0 thoughts on “Royal Titles Decoded: What Makes a Prince or Princess?

  • Elizabeth Davies says:

    Thanks for this. What I find interesting about the Gloucester and Kent titles is that the Dukedoms will “escape” from the royal family and become “ordinary” dukedoms with the next generation – the first time this has happened since pre Georgian times.
    Interesting too that the King’s siblings will not pass down their Dukedoms – because Andrew has no sons and Edward’s is a life peerage, but Harry’ might pass his Dukedom of Sussex to Archie.

    • An argument could be made that the Dukedom of Connaught and Streathearn ‘escaped’ for a year and a quarter in 1942-1943, as the 2nd Duke was a male-line great-grandson of Queen Victoria and had lost his HH and princely status as a toddler when the 1917 letters patent redefined who was entitled to what, thus making him technically a commoner until the moment when he inherited the Dukedom. Sadly he died of hyperthermia sleeping next to an open window on an extremely cold Canada night in 1943 and didn’t have any children to pass the title to.

      In addition Ernst August oF Hannover and Andreas of Saxe-Coburg-Gotha would probably maintain that they were still Duke of Cumberland and Teviotdale and Duke of Albany respectively, despite their ancestors being prevented from continuing to use them by the 1917 Titles Deprivation Act. Of course Ernst August and Andreas would likely also assert that they were also still royal, despite the Kingdom of Hannover having being annexed in 1866, and the Duchy of Saxe-Coburg-Gotha being deposed in 1918, so they wouldn’t consider their British peerages to have ‘escaped’ being royal anyway.

      I suppose there’s also an argument to be made that the Dukedom of Fife also ‘escaped’, as it was created (twice, in two different peerages) for Alexander Duff, husband of Princess Louise, Princess Royal, then in 1912 the second of those two creations was inherited by their daughter, Alexandra, who just over six years previously had, along with her younger sister, been given a personal grant of HH and princely status. Her nephew, James, inherited the title after her death, and his son, David inherited from him, so it has been non-royal for two generations, but technically the man it was created for was also a non-royal, who just happened to be married to a royal, and the 2nd holder, his daughter, was born non-royal before the personal grant of HH and princely status, so it’s very much an edge case in terms of whether or not it counts as an ‘escape’.

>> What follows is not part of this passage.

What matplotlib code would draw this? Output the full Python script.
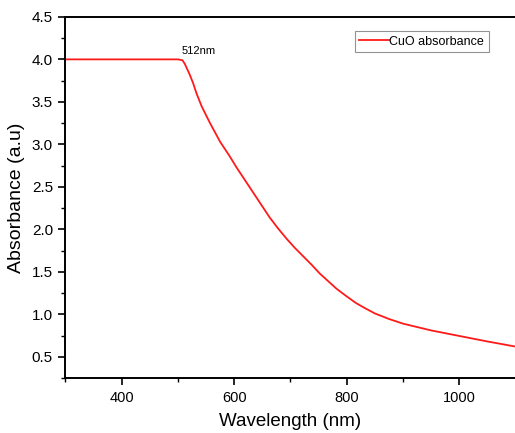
import matplotlib
matplotlib.use('Agg')
from matplotlib import pyplot as plt
from matplotlib.ticker import MultipleLocator

plt.rcParams['font.family'] = ['Liberation Sans', 'DejaVu Sans']

# values
wavelength = [300, 400, 500, 508, 512, 521, 527, 533, 542, 557, 575, 592, 604, 618,
              634, 648, 663, 678, 693, 708, 723, 738, 752, 767, 782, 800, 817, 833,
              850, 875, 900, 950, 1000, 1050, 1100]
absorbance = [4.0, 4.0, 4.0, 3.99, 3.95, 3.82, 3.72, 3.60, 3.45, 3.25, 3.03, 2.86, 2.73, 2.59,
              2.43, 2.29, 2.14, 2.01, 1.89, 1.78, 1.68, 1.58, 1.48, 1.39, 1.30, 1.21, 1.13, 1.07,
              1.01, 0.945, 0.89, 0.81, 0.745, 0.68, 0.62]
peak_label = '512nm'
series_name = 'CuO absorbance'

fig = plt.figure(figsize=(5.15, 4.33), dpi=100)
ax = fig.add_axes([0.127, 0.127, 0.874, 0.834])

ax.plot(wavelength, absorbance, color='#ff1a1a', lw=1.3, label=series_name)
ax.text(507, 4.04, peak_label, fontsize=8, ha='left', va='bottom')

ax.set_xlim(300, 1100)
ax.set_ylim(0.25, 4.5)
ax.xaxis.set_major_locator(MultipleLocator(200))
ax.xaxis.set_minor_locator(MultipleLocator(100))
ax.yaxis.set_major_locator(MultipleLocator(0.5))
ax.yaxis.set_minor_locator(MultipleLocator(0.25))
ax.yaxis.set_major_formatter(matplotlib.ticker.FormatStrFormatter('%.1f'))
ax.tick_params(which='major', direction='out', length=5, width=1.2, labelsize=11, pad=4)
ax.tick_params(axis='x', labelsize=10.5)
ax.tick_params(which='minor', direction='out', length=3, width=1.0)
for s in ax.spines.values():
    s.set_linewidth(1.4)
ax.spines['right'].set_visible(False)

ax.set_xlabel('Wavelength (nm)', fontsize=13.5, labelpad=6)
ax.set_ylabel('Absorbance (a.u)', fontsize=14, labelpad=5)

leg = ax.legend(loc='upper right', bbox_to_anchor=(0.94, 0.96), fontsize=9, frameon=True,
                fancybox=False, handlelength=2.4, handletextpad=0.0, borderpad=0.35,
                borderaxespad=0)
leg.get_frame().set_edgecolor('#777777')
leg.get_frame().set_linewidth(0.8)

fig.savefig('out.png', dpi=100)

      Certainly the Dukedoms of Gloucester and Kent will the be first two in a long time that ‘escape’ without any ambiguity or technicalities. I’m not entirely sure when the last unambigious escape was. I don’t think any Jacobean claims to titles would count as unambiguous, nor any titles which were originally created for either illegitimate children or mistresses of Stuart or Tudor Kings, so I think we’d have to look back as far as the later Plantegenets for the last truely unambiguous ‘escape’.

  • DAVID M. PODELL says:

    There are problems with the entry about the children of Prince Edward. I think it should read: “Initially, Prince Edward’s children were styled as children of an earl, despite his being a son of the sovereign. Recently, his son James assumed the courtesy title Earl of Wessex, when Prince Edward was made Duke of Edinburgh. His daughter, Lady Louise Windsor, continued to use the same style as she had before her father became a duke.”

  • “Recently, his son James assumed the courtesy title Earl of Wessex, which Prince Edward will inherit in due course from Prince Philip’s titles.”

    Is this sentence a vistigial from a previous version of this article? Edward received a new creation of the Dukedom of Edinburgh just over a year ago. He did not ‘inherit’ his father’s titles though, as they had already been inherited in 2021 by his older brother Charles, then ceased to exist when they merged with the throne upon Charles’ accession in 2022. The only title Edward actually got in the new creation was the Dukedom of Edinburgh, and even then it was created as a life Peerage, not an hereditary one, and will therefore not be inherited by his son James. Edward was already created Earl Wessex and Viscount Severn back in 1999 as his wedding present from his mother, and had been further created Earl of Forfar in 2019. James had previously been known as Viscount Severn as his courtesy title, and ‘upgraded’ to being known as Earl of Wessex when Edward was created Duke of Edinburgh. It means that at some point when the current Duke of Edinburgh dies his son will stop using ‘Earl of Wessex’ as a courtesy title and instead become the actual Earl of Wessex himself, since he can’t inherit the Dukedom of Edinburgh, so outwardly it will seem at that point as though his title didn’t change, even though there is a difference between using your father’s secondary title as a courtesy and holding a title in your own right.

    • You’re absolutely right and I’ve fixed it now.

      I can’t believe I made the error of using “inherit”. That’s one of my pet peeves – when people use “inherit” in such a loose way that it loses all meaning.